The primary conceit of the play Avenue Q is that the production looks and sounds like a children’s show (specifically Sesame Street), but the lessons are quite adult. But just like the TV series from where they take off, the people who populate Avenue Q aren’t a miserable bunch—in fact, they’re always laughing, singing and putting on a happy smile. This, despite the fact that they declare, “It sucks to be me,” acknowledge that, “Everyone’s a little bit racist,” and make fun of other people’s miseries with “Schadenfreude.” Yes, these people and puppets aren’t perfect, nor are they living perfect lives. But they still manage to put on quite a show (including the first ever puppet sex I’ve seen).

When Kate Monster spits out, “But I don’t want a friend, I already have enough friends!” before singing, “There’s a fine, fine line between love and a waste of time,” I felt that her character was more human than most characters you see in telenovelas and rom-coms. (Oo na, relate-na-relate ako sa linya niya, hahaha!) Kate is a puppet voiced and operated by Rachel Alejandro, but while at first your eyes are looking at her, as the play progresses your eyes become used to and are riveted by the puppet itself.

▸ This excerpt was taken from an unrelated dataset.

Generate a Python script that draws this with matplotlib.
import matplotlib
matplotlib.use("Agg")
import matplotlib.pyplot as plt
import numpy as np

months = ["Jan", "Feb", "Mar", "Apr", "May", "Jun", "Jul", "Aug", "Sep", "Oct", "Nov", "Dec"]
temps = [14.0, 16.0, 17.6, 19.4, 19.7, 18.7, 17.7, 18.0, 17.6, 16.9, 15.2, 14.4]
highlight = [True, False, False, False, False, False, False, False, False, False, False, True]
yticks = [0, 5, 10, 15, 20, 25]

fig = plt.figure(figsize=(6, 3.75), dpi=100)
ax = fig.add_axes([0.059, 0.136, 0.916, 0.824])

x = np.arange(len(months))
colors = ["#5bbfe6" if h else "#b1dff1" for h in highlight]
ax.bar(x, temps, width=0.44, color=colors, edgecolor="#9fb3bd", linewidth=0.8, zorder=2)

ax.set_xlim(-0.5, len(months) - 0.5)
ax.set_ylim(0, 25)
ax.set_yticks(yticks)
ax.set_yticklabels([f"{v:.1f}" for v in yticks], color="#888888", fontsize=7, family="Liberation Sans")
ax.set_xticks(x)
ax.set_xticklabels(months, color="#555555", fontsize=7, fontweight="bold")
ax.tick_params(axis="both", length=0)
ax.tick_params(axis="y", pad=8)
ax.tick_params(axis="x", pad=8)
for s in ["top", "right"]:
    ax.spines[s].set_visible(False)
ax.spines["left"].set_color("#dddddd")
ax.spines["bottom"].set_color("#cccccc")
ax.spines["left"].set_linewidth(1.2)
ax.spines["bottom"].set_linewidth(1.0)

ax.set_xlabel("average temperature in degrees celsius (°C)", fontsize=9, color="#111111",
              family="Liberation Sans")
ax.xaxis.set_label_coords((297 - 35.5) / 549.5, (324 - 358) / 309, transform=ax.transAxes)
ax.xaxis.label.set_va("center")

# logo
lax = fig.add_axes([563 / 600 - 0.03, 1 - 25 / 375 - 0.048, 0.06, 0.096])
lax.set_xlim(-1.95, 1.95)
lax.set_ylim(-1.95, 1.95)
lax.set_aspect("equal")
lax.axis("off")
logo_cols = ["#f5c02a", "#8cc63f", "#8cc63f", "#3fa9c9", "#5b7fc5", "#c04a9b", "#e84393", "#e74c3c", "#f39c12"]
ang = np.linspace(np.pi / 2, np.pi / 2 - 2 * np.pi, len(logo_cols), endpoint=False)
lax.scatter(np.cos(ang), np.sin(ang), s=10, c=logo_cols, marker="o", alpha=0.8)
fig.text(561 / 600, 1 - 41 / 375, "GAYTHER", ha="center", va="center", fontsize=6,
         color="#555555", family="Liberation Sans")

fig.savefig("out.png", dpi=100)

The play presents realistic life lessons in a very unreal way (puppets, seemingly perennially cheerful humans). And yet it all works. For a play that extols the virtues of the Internet as a source of porn, encourages people to make noise while having sex, and champions the fact that it’s okay to be gay, Avenue Q surprisingly (or not surprisingly) has eluded heavy-handed lesson-teaching. As they say, a spoonful of sugar makes the bitter pill go down easy.

I especially love the last song, “For Now.” In one succinct and melodic number, the play reminds us that nothing is permanent, that there is no such thing as forever. Whether good or bad, everything has an end. If it’s a good thing, enjoy it while it lasts. If it’s a bad thing, endure it for it won’t last long. Whatever you do just grin and enjoy/bear it, because it is only for now.

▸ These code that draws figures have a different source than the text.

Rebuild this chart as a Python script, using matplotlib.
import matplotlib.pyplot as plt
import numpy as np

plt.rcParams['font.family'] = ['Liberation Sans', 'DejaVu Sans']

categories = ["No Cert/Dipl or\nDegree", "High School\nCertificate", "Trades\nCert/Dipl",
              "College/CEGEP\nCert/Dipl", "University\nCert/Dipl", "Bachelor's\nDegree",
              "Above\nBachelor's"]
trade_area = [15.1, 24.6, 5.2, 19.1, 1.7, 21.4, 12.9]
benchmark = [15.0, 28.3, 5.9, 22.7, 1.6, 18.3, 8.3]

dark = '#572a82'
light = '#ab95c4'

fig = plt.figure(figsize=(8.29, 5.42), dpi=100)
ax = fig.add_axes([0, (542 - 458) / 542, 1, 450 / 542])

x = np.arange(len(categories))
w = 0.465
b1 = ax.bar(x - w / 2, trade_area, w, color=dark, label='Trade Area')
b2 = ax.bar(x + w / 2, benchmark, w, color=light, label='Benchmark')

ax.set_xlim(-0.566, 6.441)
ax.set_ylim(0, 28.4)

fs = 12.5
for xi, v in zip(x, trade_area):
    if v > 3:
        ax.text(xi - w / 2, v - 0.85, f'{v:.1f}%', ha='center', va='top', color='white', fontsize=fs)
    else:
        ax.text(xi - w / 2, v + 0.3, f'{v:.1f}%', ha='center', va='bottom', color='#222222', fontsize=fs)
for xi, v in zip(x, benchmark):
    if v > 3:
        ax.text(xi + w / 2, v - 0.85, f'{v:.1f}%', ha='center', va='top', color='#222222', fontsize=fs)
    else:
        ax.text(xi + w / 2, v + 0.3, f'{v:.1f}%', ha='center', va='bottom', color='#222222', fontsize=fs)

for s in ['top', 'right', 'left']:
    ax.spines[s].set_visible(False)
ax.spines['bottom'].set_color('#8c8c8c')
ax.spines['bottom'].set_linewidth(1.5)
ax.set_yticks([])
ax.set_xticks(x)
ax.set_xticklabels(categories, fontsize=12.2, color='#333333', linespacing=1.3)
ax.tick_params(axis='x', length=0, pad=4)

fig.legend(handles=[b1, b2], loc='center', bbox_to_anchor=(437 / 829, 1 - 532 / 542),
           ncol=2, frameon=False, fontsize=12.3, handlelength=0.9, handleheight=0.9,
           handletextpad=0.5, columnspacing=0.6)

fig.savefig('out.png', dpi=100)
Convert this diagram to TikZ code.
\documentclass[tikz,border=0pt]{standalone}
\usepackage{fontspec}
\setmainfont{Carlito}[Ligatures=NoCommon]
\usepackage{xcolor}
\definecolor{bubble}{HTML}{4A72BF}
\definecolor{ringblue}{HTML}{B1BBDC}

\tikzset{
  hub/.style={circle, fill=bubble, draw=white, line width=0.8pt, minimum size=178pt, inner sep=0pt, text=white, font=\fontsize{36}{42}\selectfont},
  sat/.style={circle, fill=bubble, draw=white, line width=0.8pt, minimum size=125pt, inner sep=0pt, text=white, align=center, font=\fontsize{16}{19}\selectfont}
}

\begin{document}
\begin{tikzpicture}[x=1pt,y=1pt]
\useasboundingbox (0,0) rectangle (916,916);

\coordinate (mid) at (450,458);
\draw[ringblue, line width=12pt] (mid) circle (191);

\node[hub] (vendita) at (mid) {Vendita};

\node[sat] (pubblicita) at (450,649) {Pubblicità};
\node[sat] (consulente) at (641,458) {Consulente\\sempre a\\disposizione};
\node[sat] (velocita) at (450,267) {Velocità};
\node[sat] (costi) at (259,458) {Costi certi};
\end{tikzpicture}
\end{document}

Avenue Q has mature themes and lessons that portray a realistic, adult view of the world; despite that, it deftly avoids pessimism and cynicism. Adulthood need not be a descent into jadedness. The puppets and the people in your neighborhood that is Avenue Q remind us that a healthy sense of humor—and having someone’s hand shoved up from under you—will help you keep you inner child with you.


Quentin X said...

Incidentally, Avenue Q is also touring Australia. As a matter of fact, they are still in Brisbane I think. I went to see it a few weeks ago, it was hilarious. It is a must-see musical. Even my colleague at work dragged her bf along to watch it. I love it so much I bought the album online.

~Carrie~ said...

It was fun to watch.

Von_Draye said...

I watched it last year, iiyak ka sa kakatawa, iiyak ka rin sa drama.
Good thing they sold statement shirts. eye catcher ang shirt with Schadenfreude.

parang gusto ko ulit manood.

ʎonqʎʇıɔ said...

saw it last weekend! kaso andun ako sa nosebleed seats. haha i really enjoyed it. i was familiar with a few of the songs. buti nalang hindi ko alam yung best ones. hearing it with fresh ears was a very pleasant experience. i especially loved the fine, fine line song. not sure about the title.